WHO is he?

American screenwriter, cinematographer, producer and director of documentary films who directed seven feature films and about half a dozen short films between the early 1920s and the early 1950s. His last film The Titan: Story of Michelangelo won the Academy Award for Best Documentary feature in 1950.

WHAT are his films about?


Flaherty’s films deal with peoples and tribes far different from those of Western civilization. On one level they do function as conventional ethnographic records that provide the Western audience an exotic tour of worlds untouched by modernity. Flaherty’s characters are akin to Rousseau’s Natural Man, untainted by the scourge of civilization and in harmony with nature. However, despite this distance between the audience and his subjects, these films have a genuinely universal resonance in the way they evoke Man’s eternal struggle with Nature and his seemingly infinite capacity to endure.
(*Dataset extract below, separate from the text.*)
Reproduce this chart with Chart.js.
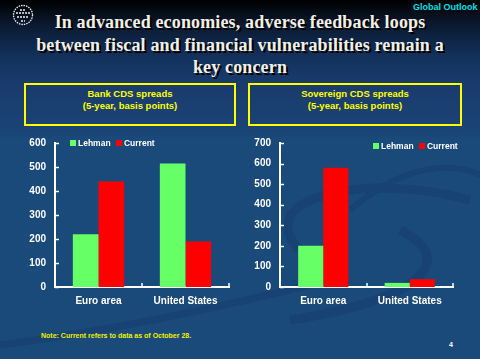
<!DOCTYPE html>
<html>
<head>
<meta charset="utf-8">
<script src="https://cdn.jsdelivr.net/npm/chart.js@4.4.0/dist/chart.umd.min.js"></script>
<style>
  html, body { margin:0; padding:0; }
  body { width:480px; height:359px; overflow:hidden; position:relative;
    background: linear-gradient(to bottom, #000000 0px, #0b1a30 25px, #12305a 55px, #183a6a 78px, #1b3e70 100px, #1a4374 128px, #1a4a7a 140px, #1a4a7a 359px);
    font-family: "Liberation Sans", Arial, sans-serif; }
  #bg { position:absolute; left:0; top:0; }
  .title { position:absolute; left:0; width:480px; top:11px; text-align:center;
    font-family:"Liberation Serif","Times New Roman",serif; font-weight:bold; font-size:18px; line-height:22.5px;
    letter-spacing:0.15px; color:#f2f0e6; text-shadow: 2px 2px 0 #000; }
  .go { position:absolute; left:413px; top:2px; font-weight:bold; font-size:9px; color:#00e0e8; }
  .box { position:absolute; top:83px; height:36px; border:2px solid #ffff00; box-sizing:content-box;
    color:#ffff00; font-weight:bold; font-size:9.5px; line-height:11.5px; text-align:center; padding-top:3px; }
  .leg { position:absolute; font-weight:bold; font-size:8.5px; color:#ffffff; white-space:nowrap; }
  .leg span.sw { display:inline-block; width:6px; height:6px; vertical-align:0px; margin-right:2px; }
  .note { position:absolute; left:41px; top:332px; font-weight:bold; font-size:7px; color:#f0f000; letter-spacing:0px; white-space:nowrap; }
  .pg { position:absolute; left:449px; top:341px; font-weight:bold; font-size:7px; color:#fff; }
  canvas.c { position:absolute; top:128px; }
</style>
</head>
<body>
<svg id="bg" width="480" height="359">
  <g fill="none" stroke="#17416f" stroke-width="9" opacity="0.8">
    <path d="M 300 250 C 250 200, 360 170, 470 200" />
    <path d="M 290 320 C 420 300, 460 260, 400 230" />
    <path d="M 0 345 C 120 330, 250 300, 330 280" stroke-width="7"/>
    <path d="M 350 210 C 420 150, 470 170, 480 175" stroke-width="6"/>
  </g>
  <g fill="none" stroke="#f0f0f0" stroke-width="1.3">
    <circle cx="23" cy="15" r="9.5" stroke-dasharray="1.5 1"/>
    <path d="M 16 13 L 30 13 M 17 17 L 29 17 M 20 10 L 26 10 M 21 21 L 25 21" stroke-width="1.6" stroke-dasharray="2 1"/>
  </g>
</svg>
<div class="title">In advanced economies, adverse feedback loops<br>between fiscal and financial vulnerabilities remain a<br>key concern</div>
<div class="go">Global Outlook</div>
<div class="box" style="left:24px;width:208px;">Bank CDS spreads<br>(5-year, basis points)</div>
<div class="box" style="left:248px;width:210px;">Sovereign CDS spreads<br>(5-year, basis points)</div>
<canvas id="c1" class="c" width="240" height="190" style="left:0px"></canvas>
<canvas id="c2" class="c" width="240" height="190" style="left:240px"></canvas>
<div class="leg" style="left:70px;top:138px;"><span class="sw" style="background:#66ff66"></span>Lehman <span class="sw" style="background:#ff0000;margin-left:3px"></span>Current</div>
<div class="leg" style="left:373px;top:141px;"><span class="sw" style="background:#66ff66"></span>Lehman <span class="sw" style="background:#ff0000;margin-left:3px"></span>Current</div>
<div class="note">Note: Current refers to data as of October 28.</div>
<div class="pg">4</div>
<script>
const categories = ["Euro area", "United States"];
const seriesNames = ["Lehman", "Current"];
const bankLehman = [220, 515];
const bankCurrent = [440, 190];
const sovLehman = [200, 20];
const sovCurrent = [580, 38];
const bankTicks = { min: 0, max: 600, step: 100 };
const sovTicks = { min: 0, max: 700, step: 100 };
const colors = ["#66ff66", "#ff0000"];

const insideTicks = {
  id: 'insideTicks',
  afterDraw(chart) {
    const ctx = chart.ctx, a = chart.chartArea;
    const ys = chart.scales.y, xs = chart.scales.x;
    ctx.save();
    ctx.strokeStyle = '#ffffff';
    ctx.lineWidth = 1.5;
    ys.ticks.forEach(t => {
      const y = Math.round(ys.getPixelForValue(t.value)) + 0.5;
      ctx.beginPath(); ctx.moveTo(a.left, y); ctx.lineTo(a.left + 4, y); ctx.stroke();
    });
    const n = xs.ticks.length;
    const w = (xs.getPixelForValue(1) - xs.getPixelForValue(0));
    for (let i = 0; i <= n; i++) {
      const x = Math.round(xs.getPixelForValue(0) - w / 2 + i * w);
      ctx.beginPath(); ctx.moveTo(x, a.bottom); ctx.lineTo(x, a.bottom - 4); ctx.stroke();
    }
    ctx.restore();
  }
};

function makeChart(id, d1, d2, tk, yWidth, padRight, catPct) {
  return new Chart(document.getElementById(id), {
    type: 'bar',
    data: {
      labels: categories,
      datasets: [
        { label: seriesNames[0], data: d1, backgroundColor: colors[0], borderWidth: 0 },
        { label: seriesNames[1], data: d2, backgroundColor: colors[1], borderWidth: 0 }
      ]
    },
    options: {
      responsive: false, animation: false, devicePixelRatio: 1,
      layout: { padding: { top: 9, right: padRight, left: 0, bottom: 0 } },
      datasets: { bar: { categoryPercentage: catPct, barPercentage: 1 } },
      plugins: { legend: { display: false }, tooltip: { enabled: false } },
      scales: {
        x: {
          grid: { display: false, drawTicks: false },
          border: { display: true, color: '#ffffff', width: 2 },
          ticks: { color: '#ffffff', padding: 8, font: { family: 'Liberation Sans', size: 10, weight: 'bold' } },
          afterFit(s) { s.height = 31; }
        },
        y: {
          min: tk.min, max: tk.max,
          grid: { display: false, drawTicks: false },
          border: { display: true, color: '#ffffff', width: 2 },
          ticks: { stepSize: tk.step, color: '#ffffff', padding: 9, font: { family: 'Liberation Sans', size: 10, weight: 'bold' } },
          afterFit(s) { s.width = yWidth; }
        }
      }
    },
    plugins: [insideTicks]
  });
}
makeChart('c1', bankLehman, bankCurrent, bankTicks, 55, 11, 0.59);
makeChart('c2', sovLehman, sovCurrent, sovTicks, 40, 27, 0.58);
</script>
</body>
</html>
Flaherty’s films are not purely ‘documentaries’, in the conventional sense of the term. They combine fictional forms like role playing, scene-writing and storytelling with more straightforward documentary elements of documentation and exposition. While some have understandably criticized Flaherty for unethically ‘betraying’ actuality by manipulating the events depicted on screen, it is this very intrusion of the director, along with the cooperative playacting of his subjects, which prevents the film from being unethical.

WHY is he of interest?

Flaherty is generally considered the father of American documentary filmmaking and, to date, remains one of the key figures in the history of international documentary cinema. A case could be made that Flaherty’s films are some of the earliest examples of participatory visual ethnography, in which the subject of the documentary ceases to be a passive object of anthropologic study and instead collaborates with the filmmaker and participates actively in the work in progress.

WHERE to discover him?

One of the most iconic documentary films ever made, Nanook of the North (1922) centers on the everyday life of the eponymous Inuk man living in the Canadian Arctic. We are shown the quotidian routines of Nanook and his family, his interaction with the world around him and his indefatigable spirit of survival. What, on the surface, seems like a document about a particular person from a particular tribe gradually becomes a supremely poetic investigation into mankind’s tiny little place in the vast universe.